On January 28, 2016, Cleary Gottlieb secured a reversal of the June 30, 2015 decision and order by the New York State Supreme Court Commercial Division’s decision, which denied in part HSBC’s motion to dismiss a complaint that challenged the Bank’s decision to freeze assets in plaintiffs’ accounts given the litigation risk arising from claims brought by the liquidator for Fairfield Sentry, a hedge fund that invested nearly all of its assets with Bernard L. Madoff Investment Securities. The plaintiffs invested hundreds of thousands of dollars in Fairfield and redeemed those investments at a profit shortly before Bernie Madoff’s historic Ponzi scheme was discovered, sending Fairfield into liquidation and prompting it to seek the return of redemption payments made to its investors.
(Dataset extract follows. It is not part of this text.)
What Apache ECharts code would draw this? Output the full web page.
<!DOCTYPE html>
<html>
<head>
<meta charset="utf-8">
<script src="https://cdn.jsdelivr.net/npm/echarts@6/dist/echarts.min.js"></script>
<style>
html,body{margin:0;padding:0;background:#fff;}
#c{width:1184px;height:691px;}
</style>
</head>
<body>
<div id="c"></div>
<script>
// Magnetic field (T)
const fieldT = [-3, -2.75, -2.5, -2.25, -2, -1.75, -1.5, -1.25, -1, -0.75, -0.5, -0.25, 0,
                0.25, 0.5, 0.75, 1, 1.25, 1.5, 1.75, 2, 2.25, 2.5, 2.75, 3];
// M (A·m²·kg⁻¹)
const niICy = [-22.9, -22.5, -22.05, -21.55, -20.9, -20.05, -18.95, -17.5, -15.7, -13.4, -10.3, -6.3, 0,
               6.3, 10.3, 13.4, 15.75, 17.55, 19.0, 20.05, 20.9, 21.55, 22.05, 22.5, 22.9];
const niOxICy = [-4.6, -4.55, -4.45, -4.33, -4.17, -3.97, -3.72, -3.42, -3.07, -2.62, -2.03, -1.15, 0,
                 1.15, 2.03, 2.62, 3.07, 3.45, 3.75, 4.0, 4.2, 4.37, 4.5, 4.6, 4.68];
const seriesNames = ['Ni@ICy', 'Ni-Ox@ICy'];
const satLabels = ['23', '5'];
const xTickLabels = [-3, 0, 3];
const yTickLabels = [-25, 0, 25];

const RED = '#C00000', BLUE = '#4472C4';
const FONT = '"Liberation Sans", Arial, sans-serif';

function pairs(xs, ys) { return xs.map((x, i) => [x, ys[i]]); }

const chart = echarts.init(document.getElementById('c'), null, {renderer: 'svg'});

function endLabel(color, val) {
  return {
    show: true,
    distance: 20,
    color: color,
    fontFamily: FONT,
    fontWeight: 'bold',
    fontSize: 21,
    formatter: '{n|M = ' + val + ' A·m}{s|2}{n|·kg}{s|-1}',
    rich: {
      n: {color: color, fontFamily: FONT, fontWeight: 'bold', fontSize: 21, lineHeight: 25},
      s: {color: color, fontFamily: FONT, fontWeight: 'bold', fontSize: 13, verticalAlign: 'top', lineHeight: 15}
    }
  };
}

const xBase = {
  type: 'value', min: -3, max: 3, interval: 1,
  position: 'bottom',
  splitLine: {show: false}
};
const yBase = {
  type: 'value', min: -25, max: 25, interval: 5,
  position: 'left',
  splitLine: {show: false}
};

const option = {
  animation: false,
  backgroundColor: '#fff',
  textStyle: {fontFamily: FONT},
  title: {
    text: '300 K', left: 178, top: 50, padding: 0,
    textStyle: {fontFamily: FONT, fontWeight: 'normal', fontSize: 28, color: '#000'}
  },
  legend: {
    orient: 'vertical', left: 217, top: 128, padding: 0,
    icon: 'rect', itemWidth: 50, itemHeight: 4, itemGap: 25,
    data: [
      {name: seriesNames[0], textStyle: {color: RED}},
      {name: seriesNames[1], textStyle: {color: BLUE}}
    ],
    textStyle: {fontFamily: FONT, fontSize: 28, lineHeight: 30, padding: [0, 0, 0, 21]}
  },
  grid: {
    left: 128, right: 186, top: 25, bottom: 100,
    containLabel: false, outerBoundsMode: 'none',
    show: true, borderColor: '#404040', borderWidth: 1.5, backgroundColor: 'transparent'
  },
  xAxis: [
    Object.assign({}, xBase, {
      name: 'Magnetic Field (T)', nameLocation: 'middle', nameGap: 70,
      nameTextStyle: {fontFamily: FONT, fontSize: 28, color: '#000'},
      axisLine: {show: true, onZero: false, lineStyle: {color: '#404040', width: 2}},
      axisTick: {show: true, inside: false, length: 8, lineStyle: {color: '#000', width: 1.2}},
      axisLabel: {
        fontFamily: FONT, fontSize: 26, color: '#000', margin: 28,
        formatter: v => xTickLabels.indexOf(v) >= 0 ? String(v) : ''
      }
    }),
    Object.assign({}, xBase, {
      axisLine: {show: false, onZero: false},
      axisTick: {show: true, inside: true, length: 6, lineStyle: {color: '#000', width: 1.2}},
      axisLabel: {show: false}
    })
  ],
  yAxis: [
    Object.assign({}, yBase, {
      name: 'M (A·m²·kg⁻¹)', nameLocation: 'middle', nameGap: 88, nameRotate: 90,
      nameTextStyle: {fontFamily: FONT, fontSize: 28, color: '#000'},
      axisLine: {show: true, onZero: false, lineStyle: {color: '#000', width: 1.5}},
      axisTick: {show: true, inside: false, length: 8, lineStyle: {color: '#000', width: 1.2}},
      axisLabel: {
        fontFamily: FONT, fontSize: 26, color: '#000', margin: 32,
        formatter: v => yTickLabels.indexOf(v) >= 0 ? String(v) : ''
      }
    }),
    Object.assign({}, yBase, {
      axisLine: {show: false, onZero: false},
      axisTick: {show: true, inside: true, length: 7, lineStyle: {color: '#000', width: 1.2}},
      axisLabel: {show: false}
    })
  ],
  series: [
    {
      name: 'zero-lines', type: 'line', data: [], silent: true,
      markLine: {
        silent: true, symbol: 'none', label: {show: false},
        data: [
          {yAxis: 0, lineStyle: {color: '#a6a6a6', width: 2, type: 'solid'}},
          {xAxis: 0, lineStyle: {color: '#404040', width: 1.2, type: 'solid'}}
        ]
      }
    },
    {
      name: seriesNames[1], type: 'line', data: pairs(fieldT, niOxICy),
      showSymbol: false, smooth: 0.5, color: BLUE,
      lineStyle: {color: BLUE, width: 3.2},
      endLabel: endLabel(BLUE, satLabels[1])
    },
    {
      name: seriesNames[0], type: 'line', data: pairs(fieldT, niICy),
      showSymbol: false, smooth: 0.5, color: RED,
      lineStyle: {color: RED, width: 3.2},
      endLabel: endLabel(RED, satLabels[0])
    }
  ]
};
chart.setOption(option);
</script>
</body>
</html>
The complaint asserted a variety of state law claims and alleged that the Bank’s account freeze was not contractually authorized and that the Bank deceived or otherwise failed to warn plaintiffs that it might freeze their accounts.
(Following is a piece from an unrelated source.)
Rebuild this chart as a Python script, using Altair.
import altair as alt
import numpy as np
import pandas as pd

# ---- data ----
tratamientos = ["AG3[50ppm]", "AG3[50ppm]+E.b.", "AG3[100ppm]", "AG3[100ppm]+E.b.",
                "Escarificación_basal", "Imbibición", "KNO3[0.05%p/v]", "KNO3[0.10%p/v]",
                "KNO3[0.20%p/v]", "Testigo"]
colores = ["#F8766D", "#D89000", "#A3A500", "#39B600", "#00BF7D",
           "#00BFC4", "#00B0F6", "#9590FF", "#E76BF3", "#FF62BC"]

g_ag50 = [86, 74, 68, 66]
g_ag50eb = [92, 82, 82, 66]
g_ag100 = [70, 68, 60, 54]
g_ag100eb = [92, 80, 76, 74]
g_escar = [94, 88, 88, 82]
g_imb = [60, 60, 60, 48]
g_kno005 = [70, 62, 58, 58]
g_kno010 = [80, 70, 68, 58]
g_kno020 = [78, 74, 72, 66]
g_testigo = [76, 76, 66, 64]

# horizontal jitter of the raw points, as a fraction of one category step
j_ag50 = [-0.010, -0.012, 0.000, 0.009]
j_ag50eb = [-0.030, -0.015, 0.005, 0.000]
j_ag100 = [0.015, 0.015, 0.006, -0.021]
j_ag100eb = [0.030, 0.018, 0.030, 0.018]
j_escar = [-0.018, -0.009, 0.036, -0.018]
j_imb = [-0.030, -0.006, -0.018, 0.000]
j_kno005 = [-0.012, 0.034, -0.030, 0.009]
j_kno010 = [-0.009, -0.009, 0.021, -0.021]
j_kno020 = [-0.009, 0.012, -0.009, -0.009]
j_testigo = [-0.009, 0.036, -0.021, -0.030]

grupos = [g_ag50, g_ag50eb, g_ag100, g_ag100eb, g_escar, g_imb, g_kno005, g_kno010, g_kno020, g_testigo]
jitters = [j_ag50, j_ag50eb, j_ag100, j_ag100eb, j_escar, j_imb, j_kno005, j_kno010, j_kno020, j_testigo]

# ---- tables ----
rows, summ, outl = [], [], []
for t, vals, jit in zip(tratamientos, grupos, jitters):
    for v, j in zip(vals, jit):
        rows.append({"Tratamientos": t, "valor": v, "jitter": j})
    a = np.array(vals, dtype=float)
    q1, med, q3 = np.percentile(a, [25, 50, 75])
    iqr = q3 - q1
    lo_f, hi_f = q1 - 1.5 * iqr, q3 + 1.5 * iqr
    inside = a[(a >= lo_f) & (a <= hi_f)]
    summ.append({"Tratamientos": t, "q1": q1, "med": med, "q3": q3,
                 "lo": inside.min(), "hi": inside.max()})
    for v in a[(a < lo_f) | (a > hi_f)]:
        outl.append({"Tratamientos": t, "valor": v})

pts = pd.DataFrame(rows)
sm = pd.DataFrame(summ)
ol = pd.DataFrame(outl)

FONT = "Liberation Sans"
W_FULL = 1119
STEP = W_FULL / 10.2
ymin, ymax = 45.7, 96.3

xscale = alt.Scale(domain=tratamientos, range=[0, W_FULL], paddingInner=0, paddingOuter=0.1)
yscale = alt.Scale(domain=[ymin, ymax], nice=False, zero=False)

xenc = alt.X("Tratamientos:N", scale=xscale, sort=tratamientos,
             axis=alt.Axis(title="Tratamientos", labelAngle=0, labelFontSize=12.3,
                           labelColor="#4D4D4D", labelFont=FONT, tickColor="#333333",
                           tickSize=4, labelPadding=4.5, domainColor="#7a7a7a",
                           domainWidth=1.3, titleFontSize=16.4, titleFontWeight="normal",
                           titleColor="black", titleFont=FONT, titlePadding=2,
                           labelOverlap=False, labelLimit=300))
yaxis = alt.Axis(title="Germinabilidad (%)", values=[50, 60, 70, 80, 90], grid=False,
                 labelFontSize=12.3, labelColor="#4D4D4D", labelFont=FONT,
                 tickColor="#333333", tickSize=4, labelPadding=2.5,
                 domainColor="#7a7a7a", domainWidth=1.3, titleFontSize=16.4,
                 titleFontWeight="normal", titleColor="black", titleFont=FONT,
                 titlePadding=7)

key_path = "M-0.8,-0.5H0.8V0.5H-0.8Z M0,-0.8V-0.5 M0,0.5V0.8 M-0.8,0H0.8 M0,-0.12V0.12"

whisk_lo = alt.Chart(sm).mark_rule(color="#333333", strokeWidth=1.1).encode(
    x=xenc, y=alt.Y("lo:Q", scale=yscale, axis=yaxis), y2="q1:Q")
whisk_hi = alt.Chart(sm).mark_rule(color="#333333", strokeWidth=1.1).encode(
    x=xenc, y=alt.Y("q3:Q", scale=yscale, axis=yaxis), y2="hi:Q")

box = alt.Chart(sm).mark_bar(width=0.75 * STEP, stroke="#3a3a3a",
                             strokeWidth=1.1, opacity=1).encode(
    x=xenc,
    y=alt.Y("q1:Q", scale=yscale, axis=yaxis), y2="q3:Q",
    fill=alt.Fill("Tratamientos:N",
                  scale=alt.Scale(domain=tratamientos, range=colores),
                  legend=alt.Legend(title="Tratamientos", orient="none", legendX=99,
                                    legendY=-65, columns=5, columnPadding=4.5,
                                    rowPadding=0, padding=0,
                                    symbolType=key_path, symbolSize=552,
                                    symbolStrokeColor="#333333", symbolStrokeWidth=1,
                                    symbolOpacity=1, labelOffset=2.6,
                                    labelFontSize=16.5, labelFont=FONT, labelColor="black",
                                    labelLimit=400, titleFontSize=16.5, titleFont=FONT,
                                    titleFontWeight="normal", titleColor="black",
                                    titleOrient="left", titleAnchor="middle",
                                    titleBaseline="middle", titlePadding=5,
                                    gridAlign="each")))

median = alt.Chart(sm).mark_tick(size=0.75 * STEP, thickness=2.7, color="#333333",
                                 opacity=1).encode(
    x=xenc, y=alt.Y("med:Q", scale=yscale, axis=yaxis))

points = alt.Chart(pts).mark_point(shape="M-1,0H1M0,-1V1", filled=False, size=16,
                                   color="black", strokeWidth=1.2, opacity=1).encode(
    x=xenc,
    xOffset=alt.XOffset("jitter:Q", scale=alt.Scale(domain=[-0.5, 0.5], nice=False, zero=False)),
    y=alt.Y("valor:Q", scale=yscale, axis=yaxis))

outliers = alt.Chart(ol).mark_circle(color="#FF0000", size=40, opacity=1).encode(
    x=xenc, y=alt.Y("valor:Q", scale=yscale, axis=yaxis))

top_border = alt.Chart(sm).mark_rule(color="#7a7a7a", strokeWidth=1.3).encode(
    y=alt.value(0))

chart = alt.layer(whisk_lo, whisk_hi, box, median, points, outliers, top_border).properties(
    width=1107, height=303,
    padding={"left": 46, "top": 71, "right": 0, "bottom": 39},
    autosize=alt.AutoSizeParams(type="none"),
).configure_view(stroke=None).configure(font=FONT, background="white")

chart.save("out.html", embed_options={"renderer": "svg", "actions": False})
The Commercial Division granted the Bank’s motion to dismiss plaintiffs’ tort and statutory claims, but denied the Bank’s motion to dismiss as to plaintiffs’ claims for breach of contract and breach of the implied covenant of good faith and fair dealing, finding that the terms of the contract governing plaintiffs’ account did not permit the Bank to freeze customer accounts.

On appeal, the Appellate Division, First Department unanimously reversed the Commercial Division’s partial denial of HSBC’s motion to dismiss and upheld the Commercial Division’s dismissal of plaintiffs’ tort and statutory claims. The Court held that the Bank’s decision to freeze customer accounts was authorized by various contractual provisions that allow it “to protect itself from legal actions commenced in relation to the securities it had held on plaintiffs’ behalf.”